Australians yesterday marked the 235th anniversary of British colonization with a public holiday that evokes anger at indigenous injustice, focusing national attention on a government push to acknowledge Australia’s first inhabitants in the constitution.
The government joined several large corporations in allowing staff to take the holiday off or work yesterday and take another day off instead, in recognition of growing public unease at celebrating the 1788 hoisting of the Union Jack at Sydney Cove.
There are growing public calls to change the date of Australia Day, which is known to many indigenous people as “Invasion Day” and “Survival Day,” because of the disastrous impacts on First Nations people of British colonists taking their land without a treaty.
Photo: AFP
The focus on Australia’s checkered European history ignited debate yesterday about a referendum due late this year that would create an indigenous body known as the Indigenous Voice to Parliament.
The referendum, expected to be held between August and November, would enshrine the Voice in the constitution.
Australian Prime Minister Anthony Albanese committed to the referendum on the day his center-left Labor Party government was elected in May last year.
Albanese said he wanted indigenous people to be recognized as Australia’s original inhabitants in the constitution, which has existed since 1901, before next year’s Australia Day.

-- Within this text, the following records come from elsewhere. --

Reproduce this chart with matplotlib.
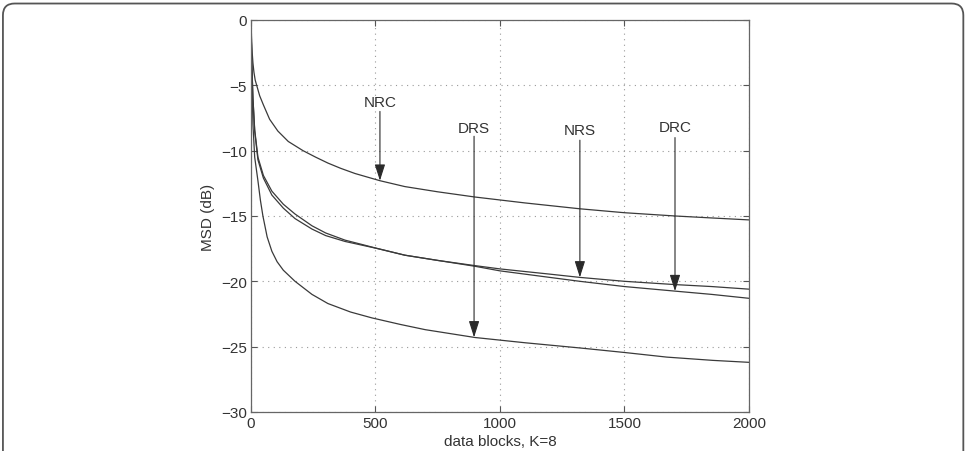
import numpy as np
import matplotlib
matplotlib.use('Agg')
import matplotlib.pyplot as plt
from matplotlib.patches import FancyBboxPatch

plt.rcParams['font.family'] = ['Liberation Sans', 'DejaVu Sans']

# curves (data blocks, MSD in dB)
nrc_x = [0, 2, 5, 8, 12, 17, 23, 35, 50, 75, 108, 150, 209, 260, 309, 360, 418, 518, 618, 750, 900, 1100, 1321, 1500, 1703, 1850, 2000]
nrc_y = [0, -1.2, -2.5, -3.3, -4.0, -4.6, -5.0, -5.8, -6.5, -7.6, -8.5, -9.3, -10.0, -10.5, -10.95, -11.35, -11.75, -12.3, -12.75, -13.15, -13.55, -14.0, -14.45, -14.75, -15.0, -15.15, -15.3]

nrs_x = [0, 3, 8, 15, 28, 50, 84, 130, 177, 245, 300, 378, 450, 510, 618, 750, 900, 1000, 1100, 1200, 1321, 1500, 1703, 1850, 2000]
nrs_y = [0, -3.0, -6.0, -8.5, -10.7, -12.1, -13.4, -14.4, -15.2, -16.0, -16.5, -16.95, -17.25, -17.5, -18.0, -18.4, -18.8, -19.05, -19.25, -19.45, -19.7, -20.0, -20.25, -20.4, -20.6]

drc_x = [0, 3, 8, 15, 28, 50, 84, 130, 177, 245, 300, 378, 450, 510, 618, 750, 900, 1000, 1100, 1200, 1321, 1500, 1703, 1850, 2000]
drc_y = [0, -3.0, -6.0, -8.4, -10.5, -11.9, -13.1, -14.1, -14.85, -15.75, -16.3, -16.85, -17.2, -17.5, -18.0, -18.4, -18.85, -19.2, -19.45, -19.7, -20.0, -20.4, -20.75, -21.0, -21.3]

drs_x = [0, 3, 8, 15, 28, 38, 48, 65, 84, 105, 130, 177, 245, 309, 400, 486, 600, 700, 800, 900, 1100, 1321, 1502, 1670, 1855, 2000]
drs_y = [0, -4.0, -8.0, -10.5, -12.3, -13.8, -15.0, -16.6, -17.7, -18.5, -19.15, -20.0, -21.0, -21.7, -22.35, -22.8, -23.3, -23.7, -24.0, -24.3, -24.7, -25.1, -25.45, -25.8, -26.05, -26.2]

# annotation labels: name, arrow x, text y, arrow start y
labels = ['NRC', 'DRS', 'NRS', 'DRC']
label_x = [518, 896, 1321, 1703]
label_y = [-6.3, -8.3, -8.4, -8.2]
arrow_top = [-7.0, -8.9, -9.2, -9.0]

xticks = [0, 500, 1000, 1500, 2000]
yticks = [0, -5, -10, -15, -20, -25, -30]

fig = plt.figure(figsize=(9.78, 4.52), dpi=100)

# rounded frame round the figure
frame = FancyBboxPatch((0.003, -0.05), 0.982, 1.04, boxstyle='round,pad=0,rounding_size=0.012',
                       transform=fig.transFigure, fill=False, edgecolor='#555555', linewidth=1.3,
                       mutation_aspect=978 / 452)
fig.patches.append(frame)

ax = fig.add_axes([0.2566, 0.0863, 0.5092, 0.8673])

curves = {'NRC': (nrc_x, nrc_y), 'NRS': (nrs_x, nrs_y), 'DRC': (drc_x, drc_y), 'DRS': (drs_x, drs_y)}
for name, (cx, cy) in curves.items():
    ax.plot(cx, cy, color='#3a3a3a', linewidth=0.9)

ax.set_xlim(0, 2000)
ax.set_ylim(-30, 0)
ax.set_xticks(xticks)
ax.set_yticks(yticks)
ax.set_yticklabels([str(t).replace('-', '\u2212') for t in yticks])
ax.grid(True, linestyle=(0, (1, 4)), color='#999999', linewidth=0.8)
ax.tick_params(direction='in', top=True, right=True, length=4, color='#555555',
               labelsize=11, labelcolor='#333333', pad=3)
for s in ax.spines.values():
    s.set_color('#666666')
    s.set_linewidth(0.9)

ax.set_xlabel('data blocks, K=8', fontsize=11, color='#333333', labelpad=3)
ax.set_ylabel('MSD (dB)', fontsize=11, color='#333333', labelpad=4)

for name, lx, ly, ay in zip(labels, label_x, label_y, arrow_top):
    cx, cy = curves[name]
    tip = np.interp(lx, cx, cy)
    ax.text(lx, ly, name, ha='center', va='center', fontsize=11, color='#333333')
    ax.annotate('', xy=(lx, tip), xytext=(lx, ay),
                arrowprops=dict(arrowstyle='-|>,head_length=1.0,head_width=0.32', color='#2a2a2a',
                                linewidth=0.8, shrinkA=0, shrinkB=0))

fig.savefig('out.png', dpi=100)
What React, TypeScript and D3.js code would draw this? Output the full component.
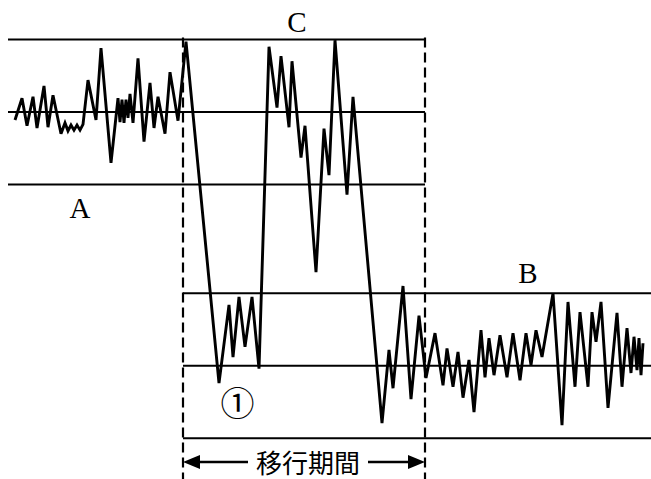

“If not now, when will this change occur? And if not the people of Australia this year, who will make this change which will improve our country, improve our national unity?” Albanese told reporters yesterday.
“It is a great country. Australia will be even better when we recognize our First Nations people in our constitution,” he added.
Noel Pearson, an indigenous leader and longtime advocate of constitutional change, said the Voice would be a move toward a “settlement between the natives and those who took over the continent and established modern Australia.”
“This year is the most important year in the relationship between the natives of Australia and its so-called settlers in the 235 years since the landing of the First Fleet,” Pearson wrote yesterday in the Sydney Morning Herald, referring to the 11 British ships carrying convicts that established Sydney as a penal colony.
However, reactions to the Voice are mixed, including among indigenous leaders.
Jacinta Nampijinpa Price, an indigenous senator for the conservative Nationals party, opposes the Voice. Her party supports the view that the Voice would divide Australia along racial lines.
Lidia Thorpe, an indigenous senator for the progressive Australian Greens party, on Wednesday said it would oppose the Voice unless the referendum question includes acknowledgment that traditional owners never gave up their land.
Liberal Party leader Peter Dutton said his party needed more detail about what the Voice would entail before they could decide whether to support constitutional change.
“As you move around the community, it’s quite obvious that people don’t understand what it is that the prime minister’s talking about,” Dutton told reporters.
“They understand that changing the constitution is a big deal and, instinctively like me and like millions of Australians, we want a better outcomes for indigenous Australians,” he added.
Indigenous Australians account for 3.2 percent of the population, and are the nation’s most disadvantaged ethnic group. They die younger than other Australians, achieve lower education levels, are less likely to be employed and are overrepresented in prison populations.
They were not allowed to vote in federal elections until 1962, and Australian courts did not acknowledge until 1992 that their ancestors had legally owned the land when the British arrived.
Australia Day celebrations yesterday centered on Sydney Harbor, where attractions included an annual race of historic sailing ships.
Separately, thousands gathered in downtown Sydney to commemorate the 85th anniversary of the original Mourning Day protest in 1938, when demonstrators made demands, including citizen rights, for indigenous Australians.